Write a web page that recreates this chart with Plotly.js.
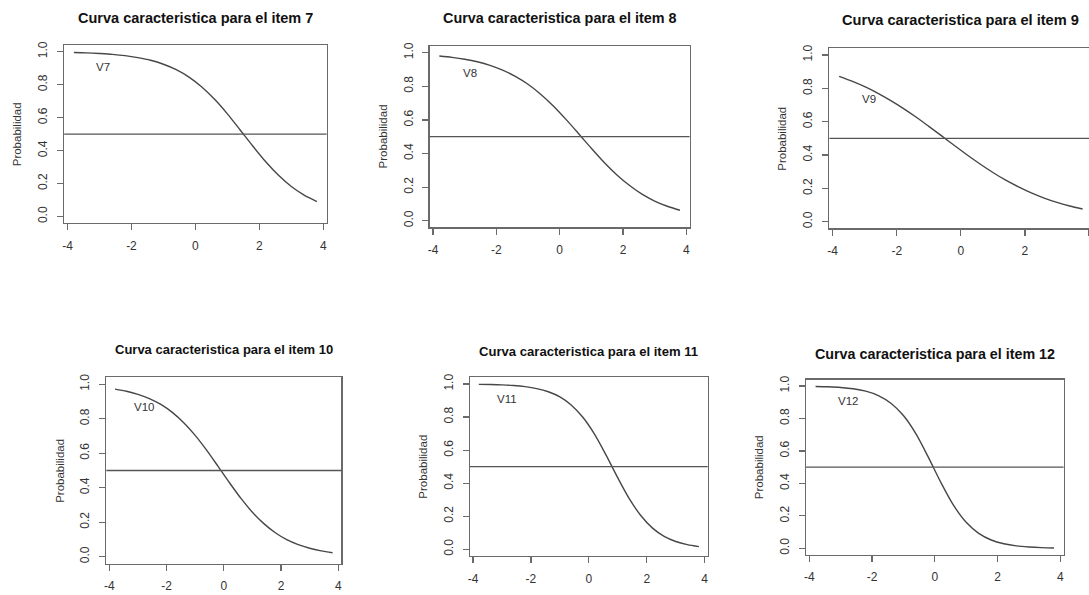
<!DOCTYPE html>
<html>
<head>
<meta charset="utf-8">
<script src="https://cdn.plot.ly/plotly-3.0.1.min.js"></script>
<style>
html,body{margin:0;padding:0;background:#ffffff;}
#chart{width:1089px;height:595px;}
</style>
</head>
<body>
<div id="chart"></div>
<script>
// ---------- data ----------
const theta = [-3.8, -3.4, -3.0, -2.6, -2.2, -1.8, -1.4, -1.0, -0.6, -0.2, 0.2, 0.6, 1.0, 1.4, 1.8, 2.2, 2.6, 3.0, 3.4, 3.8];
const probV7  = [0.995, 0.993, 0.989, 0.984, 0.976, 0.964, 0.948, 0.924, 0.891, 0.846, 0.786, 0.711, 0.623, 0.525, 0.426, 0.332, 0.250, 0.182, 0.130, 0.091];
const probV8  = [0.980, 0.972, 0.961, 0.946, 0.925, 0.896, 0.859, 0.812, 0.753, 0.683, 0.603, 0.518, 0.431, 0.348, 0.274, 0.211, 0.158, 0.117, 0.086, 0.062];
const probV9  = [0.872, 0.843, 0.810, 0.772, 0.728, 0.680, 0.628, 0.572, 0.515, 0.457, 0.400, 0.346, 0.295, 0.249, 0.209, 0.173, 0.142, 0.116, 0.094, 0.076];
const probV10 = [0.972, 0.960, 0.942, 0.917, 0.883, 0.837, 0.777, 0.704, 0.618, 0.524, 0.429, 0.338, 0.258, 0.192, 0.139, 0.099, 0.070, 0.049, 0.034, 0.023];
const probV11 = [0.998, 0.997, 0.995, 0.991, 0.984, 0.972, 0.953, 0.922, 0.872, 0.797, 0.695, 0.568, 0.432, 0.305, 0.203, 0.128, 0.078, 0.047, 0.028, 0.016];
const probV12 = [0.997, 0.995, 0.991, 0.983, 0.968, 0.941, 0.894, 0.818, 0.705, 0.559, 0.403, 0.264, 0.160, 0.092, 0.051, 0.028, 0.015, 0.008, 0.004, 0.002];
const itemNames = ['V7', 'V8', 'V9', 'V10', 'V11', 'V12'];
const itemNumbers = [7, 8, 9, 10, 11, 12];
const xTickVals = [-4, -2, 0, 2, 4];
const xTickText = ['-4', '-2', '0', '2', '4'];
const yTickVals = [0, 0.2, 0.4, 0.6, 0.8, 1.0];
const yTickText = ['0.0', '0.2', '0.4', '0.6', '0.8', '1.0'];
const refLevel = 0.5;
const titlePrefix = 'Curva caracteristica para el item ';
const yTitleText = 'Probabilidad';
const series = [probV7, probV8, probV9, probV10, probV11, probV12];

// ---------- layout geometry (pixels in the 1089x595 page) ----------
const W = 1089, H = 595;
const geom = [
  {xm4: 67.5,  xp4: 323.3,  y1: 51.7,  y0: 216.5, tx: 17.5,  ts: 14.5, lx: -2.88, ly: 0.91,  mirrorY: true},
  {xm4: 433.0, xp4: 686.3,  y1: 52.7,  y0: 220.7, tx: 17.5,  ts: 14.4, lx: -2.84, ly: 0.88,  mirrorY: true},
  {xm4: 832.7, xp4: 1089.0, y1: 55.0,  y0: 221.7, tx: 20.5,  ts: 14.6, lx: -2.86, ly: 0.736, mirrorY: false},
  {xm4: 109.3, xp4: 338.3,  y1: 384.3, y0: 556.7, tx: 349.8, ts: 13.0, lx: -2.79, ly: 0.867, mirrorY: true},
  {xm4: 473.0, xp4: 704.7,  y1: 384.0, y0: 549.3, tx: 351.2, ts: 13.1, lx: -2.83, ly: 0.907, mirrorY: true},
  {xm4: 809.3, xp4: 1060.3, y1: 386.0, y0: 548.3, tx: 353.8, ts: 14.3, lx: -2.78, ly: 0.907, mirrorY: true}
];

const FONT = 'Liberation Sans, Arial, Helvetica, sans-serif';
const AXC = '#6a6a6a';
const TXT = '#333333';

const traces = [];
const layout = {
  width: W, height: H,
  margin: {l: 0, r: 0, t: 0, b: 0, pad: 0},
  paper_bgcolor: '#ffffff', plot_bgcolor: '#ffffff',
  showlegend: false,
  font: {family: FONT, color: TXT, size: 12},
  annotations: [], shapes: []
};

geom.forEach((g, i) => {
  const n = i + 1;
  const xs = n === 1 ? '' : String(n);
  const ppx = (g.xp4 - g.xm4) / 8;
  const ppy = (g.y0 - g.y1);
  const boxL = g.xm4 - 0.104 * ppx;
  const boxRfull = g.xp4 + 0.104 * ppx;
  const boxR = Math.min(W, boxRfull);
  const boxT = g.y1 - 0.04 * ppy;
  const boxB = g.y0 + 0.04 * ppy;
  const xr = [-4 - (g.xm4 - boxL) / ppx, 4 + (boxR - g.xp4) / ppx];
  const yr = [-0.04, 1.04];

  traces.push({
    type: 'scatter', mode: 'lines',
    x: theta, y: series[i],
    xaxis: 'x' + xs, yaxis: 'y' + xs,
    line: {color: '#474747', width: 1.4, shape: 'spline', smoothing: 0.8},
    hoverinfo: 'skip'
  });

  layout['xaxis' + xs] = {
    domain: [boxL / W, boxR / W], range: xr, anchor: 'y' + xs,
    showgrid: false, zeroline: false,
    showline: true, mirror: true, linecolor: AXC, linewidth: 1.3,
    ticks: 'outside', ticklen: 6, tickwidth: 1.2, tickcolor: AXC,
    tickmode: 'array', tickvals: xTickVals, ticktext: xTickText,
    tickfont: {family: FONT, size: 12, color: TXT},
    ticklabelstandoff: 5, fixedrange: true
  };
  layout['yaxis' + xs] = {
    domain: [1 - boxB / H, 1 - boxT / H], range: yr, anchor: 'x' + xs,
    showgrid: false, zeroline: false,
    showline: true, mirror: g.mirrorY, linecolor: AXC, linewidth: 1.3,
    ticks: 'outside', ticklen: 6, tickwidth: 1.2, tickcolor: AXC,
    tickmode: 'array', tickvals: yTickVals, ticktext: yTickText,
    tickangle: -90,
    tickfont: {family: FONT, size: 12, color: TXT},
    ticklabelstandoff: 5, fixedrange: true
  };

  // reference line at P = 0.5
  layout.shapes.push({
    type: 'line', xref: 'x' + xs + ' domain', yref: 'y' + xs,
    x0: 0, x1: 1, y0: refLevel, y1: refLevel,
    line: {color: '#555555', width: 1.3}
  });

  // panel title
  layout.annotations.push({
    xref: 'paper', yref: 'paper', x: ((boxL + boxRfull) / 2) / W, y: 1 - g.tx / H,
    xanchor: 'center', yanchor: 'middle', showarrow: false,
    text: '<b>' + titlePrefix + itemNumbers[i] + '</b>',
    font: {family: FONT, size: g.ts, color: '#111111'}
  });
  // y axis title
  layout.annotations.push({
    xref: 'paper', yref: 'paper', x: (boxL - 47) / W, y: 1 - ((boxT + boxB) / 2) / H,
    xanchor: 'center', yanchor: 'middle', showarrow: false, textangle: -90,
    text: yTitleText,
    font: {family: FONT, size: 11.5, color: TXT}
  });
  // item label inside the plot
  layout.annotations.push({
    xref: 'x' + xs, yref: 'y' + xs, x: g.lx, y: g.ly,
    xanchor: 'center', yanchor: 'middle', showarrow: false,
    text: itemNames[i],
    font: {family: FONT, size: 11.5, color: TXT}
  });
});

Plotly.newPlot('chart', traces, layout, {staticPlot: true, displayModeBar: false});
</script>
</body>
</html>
--
- _WHAT IS BEING ASKED_
Give the number of lines above that hold the word "page", and nothing more.

- _FULL SOLUTION_
2